> **LISTED RECORDS**
▬▬▬▬▬▬▬▬▬▬
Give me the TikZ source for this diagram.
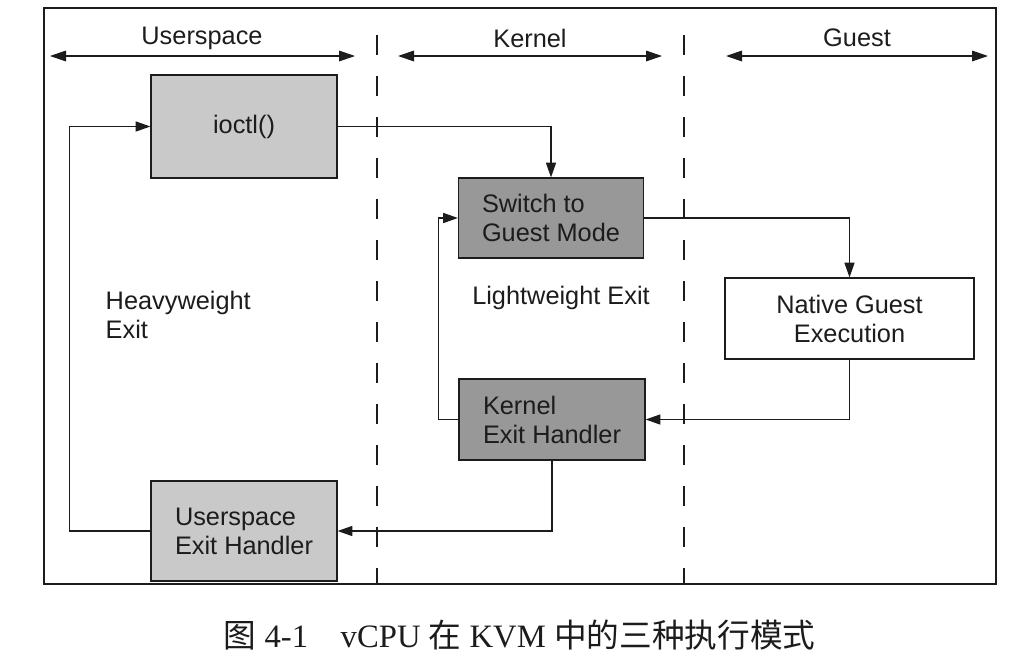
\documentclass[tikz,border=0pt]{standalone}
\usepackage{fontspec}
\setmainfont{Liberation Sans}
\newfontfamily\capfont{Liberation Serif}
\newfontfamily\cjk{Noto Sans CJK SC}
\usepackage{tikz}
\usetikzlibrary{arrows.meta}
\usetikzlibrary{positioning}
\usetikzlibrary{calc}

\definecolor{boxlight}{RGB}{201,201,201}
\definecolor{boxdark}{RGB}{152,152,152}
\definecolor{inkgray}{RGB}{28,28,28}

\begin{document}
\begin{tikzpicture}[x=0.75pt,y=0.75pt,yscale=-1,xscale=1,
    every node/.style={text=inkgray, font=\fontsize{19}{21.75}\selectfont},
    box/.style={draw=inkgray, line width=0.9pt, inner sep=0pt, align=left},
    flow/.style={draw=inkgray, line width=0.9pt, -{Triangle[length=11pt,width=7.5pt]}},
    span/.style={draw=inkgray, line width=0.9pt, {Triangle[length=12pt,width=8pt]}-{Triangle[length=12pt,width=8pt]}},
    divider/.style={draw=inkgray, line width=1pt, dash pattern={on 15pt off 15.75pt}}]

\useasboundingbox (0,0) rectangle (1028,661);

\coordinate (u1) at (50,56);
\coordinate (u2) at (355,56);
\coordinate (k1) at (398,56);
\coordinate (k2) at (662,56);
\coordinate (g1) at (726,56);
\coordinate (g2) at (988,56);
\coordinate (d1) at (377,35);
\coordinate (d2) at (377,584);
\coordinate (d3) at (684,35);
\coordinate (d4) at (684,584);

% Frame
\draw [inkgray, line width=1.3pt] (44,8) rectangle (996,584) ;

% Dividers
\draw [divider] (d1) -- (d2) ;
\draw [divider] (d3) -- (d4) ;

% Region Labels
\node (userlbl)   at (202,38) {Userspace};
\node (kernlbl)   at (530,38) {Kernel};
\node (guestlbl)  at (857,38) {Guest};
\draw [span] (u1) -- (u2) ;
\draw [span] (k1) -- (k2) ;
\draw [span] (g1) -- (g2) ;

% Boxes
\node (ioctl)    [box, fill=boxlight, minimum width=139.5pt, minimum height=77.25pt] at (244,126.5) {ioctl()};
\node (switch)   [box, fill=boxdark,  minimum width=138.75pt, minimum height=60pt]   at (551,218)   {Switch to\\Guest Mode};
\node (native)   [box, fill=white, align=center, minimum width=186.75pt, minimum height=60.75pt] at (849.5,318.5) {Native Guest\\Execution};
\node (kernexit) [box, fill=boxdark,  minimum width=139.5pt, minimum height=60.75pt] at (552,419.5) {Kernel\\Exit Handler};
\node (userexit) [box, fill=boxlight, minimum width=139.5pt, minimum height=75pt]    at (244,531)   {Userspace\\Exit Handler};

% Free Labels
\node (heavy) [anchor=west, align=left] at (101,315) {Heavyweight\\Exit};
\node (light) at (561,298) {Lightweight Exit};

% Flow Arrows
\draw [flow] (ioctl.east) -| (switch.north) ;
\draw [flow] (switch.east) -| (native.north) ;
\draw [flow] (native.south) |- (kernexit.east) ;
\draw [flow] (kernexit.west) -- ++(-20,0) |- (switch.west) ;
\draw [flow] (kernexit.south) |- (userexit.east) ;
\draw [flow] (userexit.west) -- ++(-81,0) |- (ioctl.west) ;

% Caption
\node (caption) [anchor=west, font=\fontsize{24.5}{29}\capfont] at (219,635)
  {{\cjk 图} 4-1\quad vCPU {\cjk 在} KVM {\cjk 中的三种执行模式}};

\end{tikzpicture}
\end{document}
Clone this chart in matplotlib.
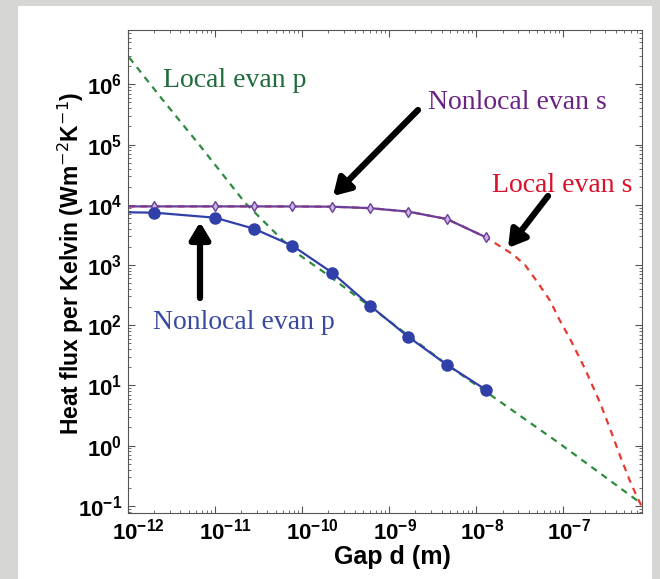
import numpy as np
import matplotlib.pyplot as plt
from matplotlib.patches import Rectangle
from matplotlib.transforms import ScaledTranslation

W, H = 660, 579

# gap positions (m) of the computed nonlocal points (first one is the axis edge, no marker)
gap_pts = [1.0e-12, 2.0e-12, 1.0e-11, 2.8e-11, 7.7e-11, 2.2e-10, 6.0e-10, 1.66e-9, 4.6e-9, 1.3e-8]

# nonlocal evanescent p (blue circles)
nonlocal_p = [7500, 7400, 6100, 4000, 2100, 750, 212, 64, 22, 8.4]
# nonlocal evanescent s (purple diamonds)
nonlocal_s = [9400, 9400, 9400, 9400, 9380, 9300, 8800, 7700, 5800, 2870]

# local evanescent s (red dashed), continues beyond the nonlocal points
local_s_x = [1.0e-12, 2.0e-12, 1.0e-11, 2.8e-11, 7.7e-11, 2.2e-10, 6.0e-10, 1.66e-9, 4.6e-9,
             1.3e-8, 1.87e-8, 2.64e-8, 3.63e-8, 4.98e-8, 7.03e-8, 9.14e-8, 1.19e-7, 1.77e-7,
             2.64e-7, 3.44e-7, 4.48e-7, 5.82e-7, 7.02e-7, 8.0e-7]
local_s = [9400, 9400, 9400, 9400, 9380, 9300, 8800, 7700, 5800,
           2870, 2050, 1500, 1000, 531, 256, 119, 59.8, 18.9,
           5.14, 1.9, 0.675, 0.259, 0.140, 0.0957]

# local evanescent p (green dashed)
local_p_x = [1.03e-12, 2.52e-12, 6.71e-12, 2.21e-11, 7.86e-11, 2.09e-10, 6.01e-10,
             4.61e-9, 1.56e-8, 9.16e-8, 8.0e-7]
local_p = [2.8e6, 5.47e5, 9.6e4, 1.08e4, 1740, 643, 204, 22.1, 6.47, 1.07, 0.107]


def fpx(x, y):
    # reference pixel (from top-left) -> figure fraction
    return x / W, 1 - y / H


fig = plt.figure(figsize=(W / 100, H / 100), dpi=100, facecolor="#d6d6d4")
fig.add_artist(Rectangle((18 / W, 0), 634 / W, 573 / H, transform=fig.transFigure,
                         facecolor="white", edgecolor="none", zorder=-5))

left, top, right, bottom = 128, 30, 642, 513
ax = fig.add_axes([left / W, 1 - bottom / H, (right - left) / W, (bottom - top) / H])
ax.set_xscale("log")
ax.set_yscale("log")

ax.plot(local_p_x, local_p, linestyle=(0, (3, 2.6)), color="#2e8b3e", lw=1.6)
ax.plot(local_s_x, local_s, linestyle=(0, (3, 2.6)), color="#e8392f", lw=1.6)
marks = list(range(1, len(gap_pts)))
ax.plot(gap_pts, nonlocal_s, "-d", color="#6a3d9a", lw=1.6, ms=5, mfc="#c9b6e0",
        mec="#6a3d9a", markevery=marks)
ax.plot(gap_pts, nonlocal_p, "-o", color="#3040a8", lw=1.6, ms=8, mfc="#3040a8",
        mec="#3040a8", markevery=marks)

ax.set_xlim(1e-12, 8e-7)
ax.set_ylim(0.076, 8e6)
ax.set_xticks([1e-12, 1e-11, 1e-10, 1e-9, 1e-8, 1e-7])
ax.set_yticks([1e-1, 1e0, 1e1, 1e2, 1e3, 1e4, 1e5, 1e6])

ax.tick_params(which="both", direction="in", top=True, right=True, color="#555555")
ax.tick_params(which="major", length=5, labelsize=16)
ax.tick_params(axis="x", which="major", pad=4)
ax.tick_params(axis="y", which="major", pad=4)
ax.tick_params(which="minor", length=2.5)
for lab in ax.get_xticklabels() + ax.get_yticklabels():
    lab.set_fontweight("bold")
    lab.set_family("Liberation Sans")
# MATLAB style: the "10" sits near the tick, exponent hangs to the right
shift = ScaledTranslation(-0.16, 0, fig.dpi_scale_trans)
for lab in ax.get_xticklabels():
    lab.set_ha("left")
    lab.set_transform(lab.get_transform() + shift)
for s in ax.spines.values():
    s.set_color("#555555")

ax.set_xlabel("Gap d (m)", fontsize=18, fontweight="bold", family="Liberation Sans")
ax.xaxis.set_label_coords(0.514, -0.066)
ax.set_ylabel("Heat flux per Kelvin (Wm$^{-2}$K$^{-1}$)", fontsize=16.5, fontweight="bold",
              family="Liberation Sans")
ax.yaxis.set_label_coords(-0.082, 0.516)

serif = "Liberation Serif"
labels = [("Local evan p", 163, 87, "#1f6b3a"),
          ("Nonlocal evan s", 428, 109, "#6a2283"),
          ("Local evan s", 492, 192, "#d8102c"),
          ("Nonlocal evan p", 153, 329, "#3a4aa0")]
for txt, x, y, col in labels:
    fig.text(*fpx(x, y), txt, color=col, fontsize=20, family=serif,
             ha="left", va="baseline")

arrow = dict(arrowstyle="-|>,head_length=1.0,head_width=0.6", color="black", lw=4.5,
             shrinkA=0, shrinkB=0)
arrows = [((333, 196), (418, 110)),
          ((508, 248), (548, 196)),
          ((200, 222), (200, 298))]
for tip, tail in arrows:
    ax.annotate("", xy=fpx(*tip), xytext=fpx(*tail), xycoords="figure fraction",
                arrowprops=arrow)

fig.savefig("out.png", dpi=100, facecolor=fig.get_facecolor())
▬▬▬▬▬▬▬▬▬▬
Show the lines of the records that contain the word "this".

Give me the TikZ source for this diagram.
Clone this chart in matplotlib.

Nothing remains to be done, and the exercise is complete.